Your task is to reproduce, verbatim and without pictures, the lines from the opening of the listing through the line containing "10, 11, 12];".

▶ _Data lines_
________________________

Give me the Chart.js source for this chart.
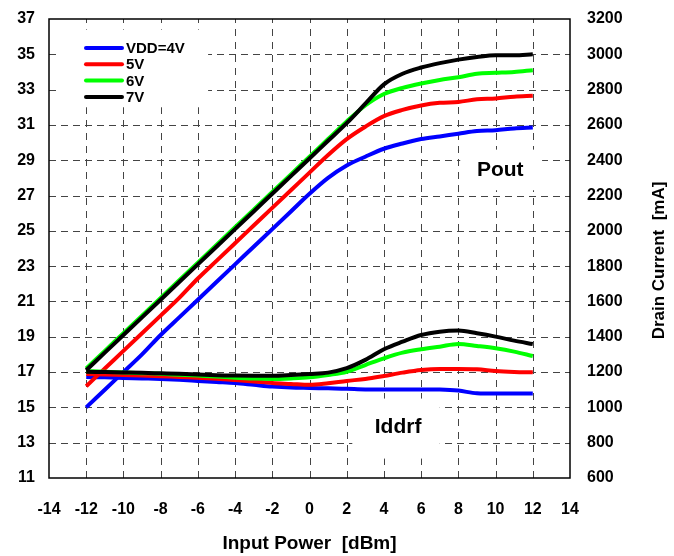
<!DOCTYPE html>
<html>
<head>
<meta charset="utf-8">
<script src="https://cdn.jsdelivr.net/npm/chart.js@4.4.1/dist/chart.umd.min.js"></script>
<style>
  html, body { margin: 0; padding: 0; background: #fff; }
  #wrap { width: 674px; height: 556px; }
</style>
</head>
<body>
<div id="wrap"><canvas id="c" width="674" height="556"></canvas></div>
<script>
// input power, dBm
const inputPower = [-12, -11, -10, -9, -8, -7, -6, -5, -4, -3, -2, -1, 0, 1, 2, 3, 4, 5, 6, 7, 8, 9, 10, 11, 12];

// output power, dBm (left axis)
const pout4V = [15.0, 16.0, 17.0, 18.0, 19.1, 20.1, 21.1, 22.1, 23.1, 24.1, 25.1, 26.1, 27.1, 28.0, 28.7, 29.2, 29.65, 29.95, 30.2, 30.35, 30.5, 30.65, 30.7, 30.8, 30.85];
const pout5V = [16.2, 17.2, 18.2, 19.2, 20.2, 21.2, 22.3, 23.3, 24.3, 25.3, 26.3, 27.3, 28.3, 29.3, 30.2, 30.9, 31.5, 31.85, 32.1, 32.25, 32.3, 32.45, 32.5, 32.6, 32.65];
const pout6V = [17.2, 18.2, 19.2, 20.2, 21.2, 22.2, 23.2, 24.2, 25.2, 26.2, 27.2, 28.2, 29.2, 30.2, 31.2, 32.1, 32.75, 33.1, 33.35, 33.55, 33.7, 33.9, 33.95, 34.0, 34.1];
const pout7V = [17.1, 18.1, 19.1, 20.1, 21.1, 22.1, 23.1, 24.1, 25.1, 26.1, 27.1, 28.1, 29.1, 30.1, 31.1, 32.2, 33.3, 33.9, 34.25, 34.5, 34.7, 34.85, 34.95, 34.95, 35.0];

// drain current, mA (right axis)
const idd4V = [1172, 1170, 1167, 1164, 1161, 1156, 1150, 1144, 1138, 1128, 1118, 1112, 1110, 1108, 1106, 1102, 1102, 1102, 1102, 1101, 1095, 1080, 1078, 1078, 1078];
const idd5V = [1189, 1186, 1183, 1180, 1177, 1172, 1168, 1162, 1155, 1147, 1138, 1133, 1128, 1137, 1150, 1161, 1178, 1197, 1212, 1218, 1218, 1216, 1206, 1201, 1199];
const idd6V = [1205, 1202, 1198, 1194, 1190, 1185, 1180, 1175, 1168, 1163, 1161, 1164, 1170, 1184, 1202, 1240, 1278, 1310, 1329, 1344, 1359, 1348, 1335, 1316, 1291];
const idd7V = [1202, 1200, 1198, 1196, 1193, 1190, 1186, 1182, 1180, 1179, 1179, 1183, 1189, 1197, 1222, 1269, 1329, 1372, 1410, 1429, 1435, 1420, 1401, 1378, 1359];

const seriesNames = ["VDD=4V", "5V", "6V", "7V"];
const seriesColors = ["#0000FF", "#FF0000", "#00FF00", "#000000"];

const FONT = "'Liberation Sans', Arial, sans-serif";

function pts(ys) {
    return ys.map((y, i) => ({ x: inputPower[i], y: y }));
}

function makeSet(label, ys, idx, axis) {
    return {
        label: label,
        data: pts(ys),
        yAxisID: axis,
        borderColor: seriesColors[idx],
        backgroundColor: seriesColors[idx],
        borderWidth: 4,
        pointRadius: 0,
        fill: false,
        cubicInterpolationMode: 'monotone',
        order: 3 - idx
    };
}

const datasets = [
    makeSet(seriesNames[0], pout4V, 0, 'y'),
    makeSet(seriesNames[1], pout5V, 1, 'y'),
    makeSet(seriesNames[2], pout6V, 2, 'y'),
    makeSet(seriesNames[3], pout7V, 3, 'y'),
    makeSet(seriesNames[0], idd4V, 0, 'y1'),
    makeSet(seriesNames[1], idd5V, 1, 'y1'),
    makeSet(seriesNames[2], idd6V, 2, 'y1'),
    makeSet(seriesNames[3], idd7V, 3, 'y1')
];

// white patches behind the legend and the two labels, in axis units [x0, x1, yTop, yBottom]
const patches = [
    [-13.5, -5.45, 36.4, 32.0],
    [8.1, 12.5, 29.6, 27.3],
    [2.3, 7.0, 15.5, 12.1]
];

// dashed grid under the lines
const dashedGrid = {
    id: 'dashedGrid',
    beforeDatasetsDraw(chart) {
        const ctx = chart.ctx;
        const a = chart.chartArea;
        const xs = chart.scales.x, ys = chart.scales.y;
        ctx.save();
        ctx.strokeStyle = '#444';
        ctx.lineWidth = 1;
        ctx.setLineDash([7, 5]);
        ys.ticks.forEach(t => {
            const y = Math.round(ys.getPixelForValue(t.value)) + 0.5;
            if (y <= a.top + 1 || y >= a.bottom - 1) return;
            ctx.beginPath();
            ctx.moveTo(a.left, y);
            ctx.lineTo(a.right, y);
            ctx.stroke();
        });
        ctx.setLineDash([7, 6]);
        xs.ticks.forEach(t => {
            const x = Math.round(xs.getPixelForValue(t.value)) + 0.5;
            if (x <= a.left + 1 || x >= a.right - 1) return;
            ctx.beginPath();
            ctx.moveTo(x, a.bottom);
            ctx.lineTo(x, a.top);
            ctx.stroke();
        });
        ctx.setLineDash([]);
        ctx.fillStyle = '#fff';
        patches.forEach(p => {
            const x0 = xs.getPixelForValue(p[0]), x1 = xs.getPixelForValue(p[1]);
            const y0 = ys.getPixelForValue(p[2]), y1 = ys.getPixelForValue(p[3]);
            ctx.fillRect(x0, y0, x1 - x0, y1 - y0);
        });
        ctx.restore();
    }
};

// frame, legend, in-plot labels and the right axis title
const extras = {
    id: 'extras',
    afterDatasetsDraw(chart) {
        const ctx = chart.ctx;
        const a = chart.chartArea;
        ctx.save();
        ctx.strokeStyle = '#000';
        ctx.lineWidth = 1.5;
        ctx.strokeRect(a.left, a.top, a.right - a.left, a.bottom - a.top);

        // legend
        ctx.font = 'bold 15px ' + FONT;
        ctx.textBaseline = 'middle';
        ctx.textAlign = 'left';
        for (let i = 0; i < seriesNames.length; i++) {
            const y = a.top + 29 + i * 16.3;
            ctx.strokeStyle = seriesColors[i];
            ctx.lineWidth = 4;
            ctx.lineCap = 'round';
            ctx.beginPath();
            ctx.moveTo(a.left + 37, y);
            ctx.lineTo(a.left + 73, y);
            ctx.stroke();
            ctx.fillStyle = '#000';
            ctx.fillText(seriesNames[i], a.left + 77, y + 1);
        }

        ctx.font = 'bold 21px ' + FONT;
        ctx.textAlign = 'center';
        const xs = chart.scales.x, ys = chart.scales.y;
        ctx.fillText('Pout', xs.getPixelForValue(10.25), ys.getPixelForValue(28.45));
        ctx.fillText('Iddrf', xs.getPixelForValue(4.76), ys.getPixelForValue(13.9));

        // right axis title reads bottom to top
        ctx.font = 'bold 17px ' + FONT;
        ctx.translate(659, (a.top + a.bottom) / 2 + 12);
        ctx.rotate(-Math.PI / 2);
        ctx.fillText('Drain Current  [mA]', 0, 0);
        ctx.restore();
    }
};

const tickFont = { family: FONT, size: 16, weight: 'bold' };

function fitVertical(w) {
    return s => { s.width = w; s.paddingTop = 0; s.paddingBottom = 0; };
}

new Chart(document.getElementById('c').getContext('2d'), {
    type: 'line',
    data: { datasets: datasets },
    options: {
        responsive: false,
        animation: false,
        layout: { padding: { top: 19, left: 0, right: 0, bottom: 0 } },
        plugins: {
            legend: { display: false },
            title: { display: false },
            tooltip: { enabled: false }
        },
        scales: {
            x: {
                type: 'linear',
                min: -14,
                max: 14,
                ticks: { stepSize: 2, padding: 22, color: '#000', font: tickFont },
                grid: { display: false, drawTicks: false },
                border: { display: false },
                title: {
                    display: true,
                    text: 'Input Power  [dBm]',
                    color: '#000',
                    font: { family: FONT, size: 19, weight: 'bold' },
                    padding: { top: 4, bottom: 1 }
                },
                afterFit(s) { s.height = 78; s.paddingLeft = 0; s.paddingRight = 0; }
            },
            y: {
                type: 'linear',
                position: 'left',
                min: 11,
                max: 37,
                ticks: { stepSize: 2, padding: 14, color: '#000', font: tickFont },
                grid: { display: false, drawTicks: false },
                border: { display: false },
                afterFit: fitVertical(49)
            },
            y1: {
                type: 'linear',
                position: 'right',
                min: 600,
                max: 3200,
                ticks: { stepSize: 200, padding: 17, color: '#000', font: tickFont, callback: v => String(v) },
                grid: { display: false, drawTicks: false },
                border: { display: false },
                afterFit: fitVertical(104)
            }
        }
    },
    plugins: [dashedGrid, extras]
});
</script>
</body>
</html>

________________________

▶ _The response_
Give me the Chart.js source for this chart.
<!DOCTYPE html>
<html>
<head>
<meta charset="utf-8">
<script src="https://cdn.jsdelivr.net/npm/chart.js@4.4.1/dist/chart.umd.min.js"></script>
<style>
  html, body { margin: 0; padding: 0; background: #fff; }
  #wrap { width: 674px; height: 556px; }
</style>
</head>
<body>
<div id="wrap"><canvas id="c" width="674" height="556"></canvas></div>
<script>
// input power, dBm
const inputPower = [-12, -11, -10, -9, -8, -7, -6, -5, -4, -3, -2, -1, 0, 1, 2, 3, 4, 5, 6, 7, 8, 9, 10, 11, 12];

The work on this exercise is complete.